As Archbishop Di Noia rightly pointed out in his presentation in Westminster, the significance of Divine Worship: The Missal cannot be overstated. It is, to use his words, “immensely important.” In his paper the archbishop says, “Just as it would be unthinkable to describe the Catholic Church without reference to its liturgical and sacramental life, so it would in some sense be for every ecclesial body. The manner in which an ecclesial community worships uniquely expresses its inner life.”
Archbishop Di Noia further relates the famous dialogue between Saint Augustine of Canterbury and Pope Saint Gregory the Great, recorded by the Venerable Bede in his Ecclesiastical History of the English People (I, 27). This discourse reveals Saint Augustine’s concern regarding the diversity of liturgical rites found in England, which “differ in the holy Roman Church and the Churches of Gaul.” In his reply, Pope Saint Gregory reassured Saint Augustine with these words which, again, echo through the text of Anglicanorum cœtibus: “If you have found customs, whether in the Roman, Gallican, or any other Churches that may be more acceptable to God, I wish you to make a careful selection of them, and teach the Church of the English, which is still young in the Faith, whatever you can profitably learn from the various Churches. For things should not be loved for the sake of places, but places for the sake of good things. Therefore select from each of the Churches whatever things are devout, religious, and right; and when you have arranged them into a unified rite, let the minds of the English grow accustomed to it.”
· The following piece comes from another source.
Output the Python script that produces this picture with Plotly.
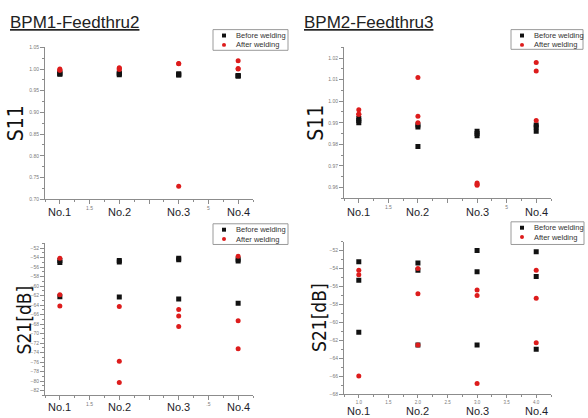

As Archbishop Di Noia states, “One can think that Saint Gregory plays with the word for ‘places’ here, meaning not only geographical places, but textual ‘places,’ or diverse formulæ and traditions of worship . . . This pastoral concern is the overarching content in which the inclusion of Anglican liturgical patrimony into Catholic worship should be seen.”
Conclusion.
In other words, by aligning itself with Saint Augustine and his mission, through the date of its promulgation (incidentally, the most significant mission of a Bishop of Rome to the English-speaking peoples), Divine Worship: The Missal can again be identified as an essential element for the authentic life of the personal ordinariates. Just as the dates of the announcement and promulgation of Anglicanorum cœtibus reveal something of the significance of the mission entrusted to them, so the dates of the promulgation of the liturgical provision for the personal ordinariates show how, in the liturgical books approved by the Holy See for these communities, this is intended to form its life. May the prayers of these unwitting patrons keep us faithful to that task.